→ **Aim of the task**
Quote the lines exactly, starting with the line that contains "Reproduce this chart with Altair." and ending with the line that contains "import pandas as pd", and leave out all other lines.

[START Supplied entries]

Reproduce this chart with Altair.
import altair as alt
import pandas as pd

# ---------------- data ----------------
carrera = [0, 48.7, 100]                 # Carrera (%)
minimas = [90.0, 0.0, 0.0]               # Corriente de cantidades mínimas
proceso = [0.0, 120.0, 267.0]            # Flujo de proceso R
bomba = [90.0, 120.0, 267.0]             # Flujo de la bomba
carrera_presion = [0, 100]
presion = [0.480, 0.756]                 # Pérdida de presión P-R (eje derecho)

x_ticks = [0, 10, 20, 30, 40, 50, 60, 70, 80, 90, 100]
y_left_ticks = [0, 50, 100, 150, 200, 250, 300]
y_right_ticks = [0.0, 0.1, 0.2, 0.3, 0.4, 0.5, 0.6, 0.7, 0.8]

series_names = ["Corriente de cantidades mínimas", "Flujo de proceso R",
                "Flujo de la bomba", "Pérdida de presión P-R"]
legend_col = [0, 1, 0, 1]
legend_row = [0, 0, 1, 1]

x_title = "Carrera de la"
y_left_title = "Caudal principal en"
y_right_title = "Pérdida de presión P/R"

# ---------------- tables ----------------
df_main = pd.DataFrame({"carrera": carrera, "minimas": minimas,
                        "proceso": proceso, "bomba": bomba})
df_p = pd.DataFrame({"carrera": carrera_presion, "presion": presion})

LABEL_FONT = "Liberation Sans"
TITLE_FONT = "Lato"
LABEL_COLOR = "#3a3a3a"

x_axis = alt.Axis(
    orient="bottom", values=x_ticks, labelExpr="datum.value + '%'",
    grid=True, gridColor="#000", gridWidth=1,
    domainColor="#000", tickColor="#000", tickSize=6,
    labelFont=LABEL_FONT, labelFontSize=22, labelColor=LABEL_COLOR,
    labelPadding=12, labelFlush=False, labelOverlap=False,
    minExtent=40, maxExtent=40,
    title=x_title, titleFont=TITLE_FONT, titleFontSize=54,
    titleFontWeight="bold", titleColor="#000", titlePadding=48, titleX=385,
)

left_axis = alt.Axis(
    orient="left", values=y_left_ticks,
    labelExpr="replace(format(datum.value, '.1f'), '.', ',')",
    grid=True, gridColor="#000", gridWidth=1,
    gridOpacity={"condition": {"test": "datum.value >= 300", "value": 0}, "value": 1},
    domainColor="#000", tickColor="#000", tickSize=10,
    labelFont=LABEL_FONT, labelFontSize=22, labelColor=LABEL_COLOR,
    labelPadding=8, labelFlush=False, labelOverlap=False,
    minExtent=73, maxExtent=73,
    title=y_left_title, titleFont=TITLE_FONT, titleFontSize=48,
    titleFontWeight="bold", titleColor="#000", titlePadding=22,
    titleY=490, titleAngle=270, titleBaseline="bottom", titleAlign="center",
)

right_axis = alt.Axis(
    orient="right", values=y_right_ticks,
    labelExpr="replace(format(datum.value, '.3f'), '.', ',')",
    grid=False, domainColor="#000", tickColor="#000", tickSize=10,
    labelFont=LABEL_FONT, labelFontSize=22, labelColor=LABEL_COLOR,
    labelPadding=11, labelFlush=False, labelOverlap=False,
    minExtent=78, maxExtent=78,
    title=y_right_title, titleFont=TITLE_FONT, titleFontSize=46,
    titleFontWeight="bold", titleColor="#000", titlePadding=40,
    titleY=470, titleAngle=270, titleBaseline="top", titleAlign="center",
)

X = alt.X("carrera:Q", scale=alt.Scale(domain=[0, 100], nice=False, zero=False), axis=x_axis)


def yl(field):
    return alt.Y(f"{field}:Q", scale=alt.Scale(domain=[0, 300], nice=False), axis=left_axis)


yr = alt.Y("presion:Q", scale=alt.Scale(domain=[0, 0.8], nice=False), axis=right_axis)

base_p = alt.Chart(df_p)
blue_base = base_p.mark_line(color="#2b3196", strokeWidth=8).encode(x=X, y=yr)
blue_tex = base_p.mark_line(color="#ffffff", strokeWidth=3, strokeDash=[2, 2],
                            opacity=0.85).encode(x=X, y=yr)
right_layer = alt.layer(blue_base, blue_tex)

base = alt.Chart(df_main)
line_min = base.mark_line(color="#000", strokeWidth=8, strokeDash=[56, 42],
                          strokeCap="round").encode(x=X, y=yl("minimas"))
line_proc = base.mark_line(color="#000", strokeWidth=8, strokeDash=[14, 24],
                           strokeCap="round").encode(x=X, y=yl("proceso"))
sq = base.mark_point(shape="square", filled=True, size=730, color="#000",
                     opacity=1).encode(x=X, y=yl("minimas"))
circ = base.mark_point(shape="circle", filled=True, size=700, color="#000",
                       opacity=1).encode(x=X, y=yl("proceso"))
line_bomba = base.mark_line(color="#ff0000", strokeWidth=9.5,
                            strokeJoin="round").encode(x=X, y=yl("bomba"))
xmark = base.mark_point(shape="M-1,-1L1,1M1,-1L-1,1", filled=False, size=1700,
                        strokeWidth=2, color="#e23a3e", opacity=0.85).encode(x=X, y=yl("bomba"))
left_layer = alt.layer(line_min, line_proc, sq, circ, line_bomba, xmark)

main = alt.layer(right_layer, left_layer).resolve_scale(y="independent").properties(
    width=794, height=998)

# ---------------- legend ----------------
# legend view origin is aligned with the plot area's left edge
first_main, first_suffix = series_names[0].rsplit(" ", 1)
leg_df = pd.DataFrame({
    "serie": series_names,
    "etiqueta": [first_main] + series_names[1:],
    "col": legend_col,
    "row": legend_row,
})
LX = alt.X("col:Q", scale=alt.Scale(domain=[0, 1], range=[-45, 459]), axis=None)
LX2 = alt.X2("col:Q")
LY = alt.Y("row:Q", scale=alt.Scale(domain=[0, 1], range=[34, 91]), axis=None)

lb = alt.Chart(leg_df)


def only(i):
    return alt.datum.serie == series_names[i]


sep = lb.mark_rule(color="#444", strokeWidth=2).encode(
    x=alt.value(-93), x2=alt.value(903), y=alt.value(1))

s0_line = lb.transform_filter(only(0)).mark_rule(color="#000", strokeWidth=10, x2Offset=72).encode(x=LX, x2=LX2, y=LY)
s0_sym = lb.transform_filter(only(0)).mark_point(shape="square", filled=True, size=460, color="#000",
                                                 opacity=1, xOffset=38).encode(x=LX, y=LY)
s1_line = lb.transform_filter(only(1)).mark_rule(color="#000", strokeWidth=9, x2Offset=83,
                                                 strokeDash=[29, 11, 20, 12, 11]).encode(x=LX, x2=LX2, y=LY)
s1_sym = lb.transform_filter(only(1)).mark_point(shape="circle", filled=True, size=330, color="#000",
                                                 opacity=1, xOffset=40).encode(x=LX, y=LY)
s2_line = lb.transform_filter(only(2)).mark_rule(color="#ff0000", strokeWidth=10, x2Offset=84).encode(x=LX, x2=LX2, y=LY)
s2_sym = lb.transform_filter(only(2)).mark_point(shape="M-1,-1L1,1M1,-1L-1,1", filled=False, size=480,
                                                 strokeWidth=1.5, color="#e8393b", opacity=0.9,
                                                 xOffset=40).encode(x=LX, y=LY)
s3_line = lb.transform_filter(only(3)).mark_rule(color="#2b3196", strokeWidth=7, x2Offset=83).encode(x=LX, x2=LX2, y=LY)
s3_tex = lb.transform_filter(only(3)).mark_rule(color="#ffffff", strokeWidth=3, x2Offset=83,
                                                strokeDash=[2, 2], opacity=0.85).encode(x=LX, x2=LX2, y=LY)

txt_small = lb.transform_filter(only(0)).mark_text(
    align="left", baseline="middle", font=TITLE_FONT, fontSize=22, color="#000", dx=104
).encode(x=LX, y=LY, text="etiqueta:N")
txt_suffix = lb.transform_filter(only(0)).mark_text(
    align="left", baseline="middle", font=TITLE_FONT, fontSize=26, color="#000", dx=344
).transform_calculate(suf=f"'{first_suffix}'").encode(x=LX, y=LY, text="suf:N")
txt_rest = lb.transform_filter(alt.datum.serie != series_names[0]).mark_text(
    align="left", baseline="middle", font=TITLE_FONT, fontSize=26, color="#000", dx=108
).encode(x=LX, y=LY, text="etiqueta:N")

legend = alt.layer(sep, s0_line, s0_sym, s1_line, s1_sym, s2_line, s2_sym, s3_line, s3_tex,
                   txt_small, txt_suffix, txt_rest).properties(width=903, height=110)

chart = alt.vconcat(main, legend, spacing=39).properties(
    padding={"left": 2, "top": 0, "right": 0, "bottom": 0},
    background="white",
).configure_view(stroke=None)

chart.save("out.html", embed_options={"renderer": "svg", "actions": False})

[END Supplied entries]
[START Supplied entries]

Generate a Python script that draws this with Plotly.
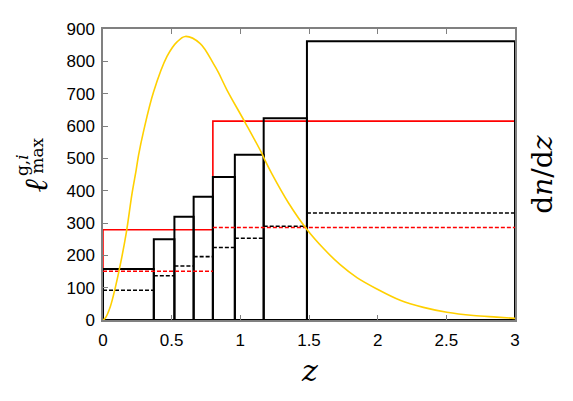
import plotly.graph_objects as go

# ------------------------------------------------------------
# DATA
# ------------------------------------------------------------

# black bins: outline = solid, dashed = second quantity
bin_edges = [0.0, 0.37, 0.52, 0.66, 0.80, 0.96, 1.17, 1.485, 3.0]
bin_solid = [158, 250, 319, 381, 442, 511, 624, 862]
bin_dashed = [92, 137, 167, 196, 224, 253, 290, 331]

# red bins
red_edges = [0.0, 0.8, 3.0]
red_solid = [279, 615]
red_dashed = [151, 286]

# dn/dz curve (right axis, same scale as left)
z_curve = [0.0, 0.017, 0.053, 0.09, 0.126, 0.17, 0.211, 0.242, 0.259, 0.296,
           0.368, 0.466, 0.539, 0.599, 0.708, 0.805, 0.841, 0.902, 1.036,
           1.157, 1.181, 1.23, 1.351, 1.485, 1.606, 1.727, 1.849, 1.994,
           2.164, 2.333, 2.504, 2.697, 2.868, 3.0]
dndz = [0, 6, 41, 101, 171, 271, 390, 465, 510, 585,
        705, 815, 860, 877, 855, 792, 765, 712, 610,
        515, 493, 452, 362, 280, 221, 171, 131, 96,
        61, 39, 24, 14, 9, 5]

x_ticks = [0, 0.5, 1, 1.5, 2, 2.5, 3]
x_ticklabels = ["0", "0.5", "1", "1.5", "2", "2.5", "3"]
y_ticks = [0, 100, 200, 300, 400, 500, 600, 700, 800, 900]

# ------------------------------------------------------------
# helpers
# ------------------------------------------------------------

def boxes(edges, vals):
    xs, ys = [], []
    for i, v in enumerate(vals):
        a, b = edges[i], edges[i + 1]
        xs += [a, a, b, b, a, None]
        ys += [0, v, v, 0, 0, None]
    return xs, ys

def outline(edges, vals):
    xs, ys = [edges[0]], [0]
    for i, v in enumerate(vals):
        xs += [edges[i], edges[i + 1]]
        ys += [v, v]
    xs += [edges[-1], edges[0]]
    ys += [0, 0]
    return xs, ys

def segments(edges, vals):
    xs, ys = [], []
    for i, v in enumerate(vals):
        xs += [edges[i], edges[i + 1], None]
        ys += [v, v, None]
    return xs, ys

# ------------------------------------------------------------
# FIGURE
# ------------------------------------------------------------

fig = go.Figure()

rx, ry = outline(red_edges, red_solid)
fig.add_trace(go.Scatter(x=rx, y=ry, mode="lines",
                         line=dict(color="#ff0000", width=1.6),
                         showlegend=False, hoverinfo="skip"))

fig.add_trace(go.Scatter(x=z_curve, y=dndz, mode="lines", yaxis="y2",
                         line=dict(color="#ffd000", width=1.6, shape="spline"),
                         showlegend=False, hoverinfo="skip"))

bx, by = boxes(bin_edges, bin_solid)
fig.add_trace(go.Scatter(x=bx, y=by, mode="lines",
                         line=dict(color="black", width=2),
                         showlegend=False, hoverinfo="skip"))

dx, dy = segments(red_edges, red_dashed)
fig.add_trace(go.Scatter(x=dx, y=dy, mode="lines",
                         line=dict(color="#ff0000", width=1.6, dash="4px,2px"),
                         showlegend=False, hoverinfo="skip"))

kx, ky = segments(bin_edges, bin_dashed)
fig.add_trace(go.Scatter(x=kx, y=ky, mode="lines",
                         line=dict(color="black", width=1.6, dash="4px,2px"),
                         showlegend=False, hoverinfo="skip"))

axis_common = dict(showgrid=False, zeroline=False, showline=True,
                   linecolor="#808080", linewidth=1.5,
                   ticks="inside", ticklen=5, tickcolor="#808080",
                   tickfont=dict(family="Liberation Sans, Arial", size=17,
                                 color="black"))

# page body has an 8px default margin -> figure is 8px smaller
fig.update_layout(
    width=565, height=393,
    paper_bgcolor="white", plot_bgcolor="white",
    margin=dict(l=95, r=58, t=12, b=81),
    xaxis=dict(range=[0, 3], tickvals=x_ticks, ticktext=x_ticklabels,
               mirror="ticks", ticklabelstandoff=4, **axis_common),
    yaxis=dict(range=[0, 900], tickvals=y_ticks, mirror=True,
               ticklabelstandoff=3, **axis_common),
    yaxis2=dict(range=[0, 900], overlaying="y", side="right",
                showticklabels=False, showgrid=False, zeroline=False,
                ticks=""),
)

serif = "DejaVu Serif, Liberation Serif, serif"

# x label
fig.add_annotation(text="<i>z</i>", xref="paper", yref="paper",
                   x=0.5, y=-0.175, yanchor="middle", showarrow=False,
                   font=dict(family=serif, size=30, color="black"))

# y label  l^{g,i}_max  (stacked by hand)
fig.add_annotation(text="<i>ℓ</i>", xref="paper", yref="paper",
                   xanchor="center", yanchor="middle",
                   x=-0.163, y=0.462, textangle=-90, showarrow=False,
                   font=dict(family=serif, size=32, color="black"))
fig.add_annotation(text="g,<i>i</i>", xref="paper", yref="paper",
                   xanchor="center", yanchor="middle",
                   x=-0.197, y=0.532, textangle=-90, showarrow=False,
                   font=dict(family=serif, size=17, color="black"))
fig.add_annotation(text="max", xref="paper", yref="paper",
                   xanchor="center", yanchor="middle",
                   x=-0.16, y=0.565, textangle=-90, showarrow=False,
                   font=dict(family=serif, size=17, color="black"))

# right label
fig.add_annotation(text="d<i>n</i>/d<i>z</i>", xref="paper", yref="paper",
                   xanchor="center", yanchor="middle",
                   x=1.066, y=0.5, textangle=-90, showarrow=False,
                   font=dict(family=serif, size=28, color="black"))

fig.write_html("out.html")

[END Supplied entries]
[START Supplied entries]

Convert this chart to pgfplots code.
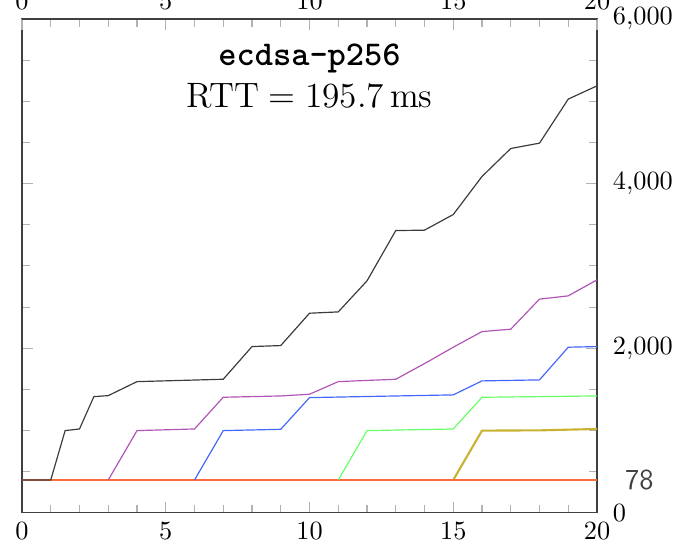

[END Supplied entries]

→ **The response**
Reproduce this chart with Altair.
import altair as alt
import pandas as pd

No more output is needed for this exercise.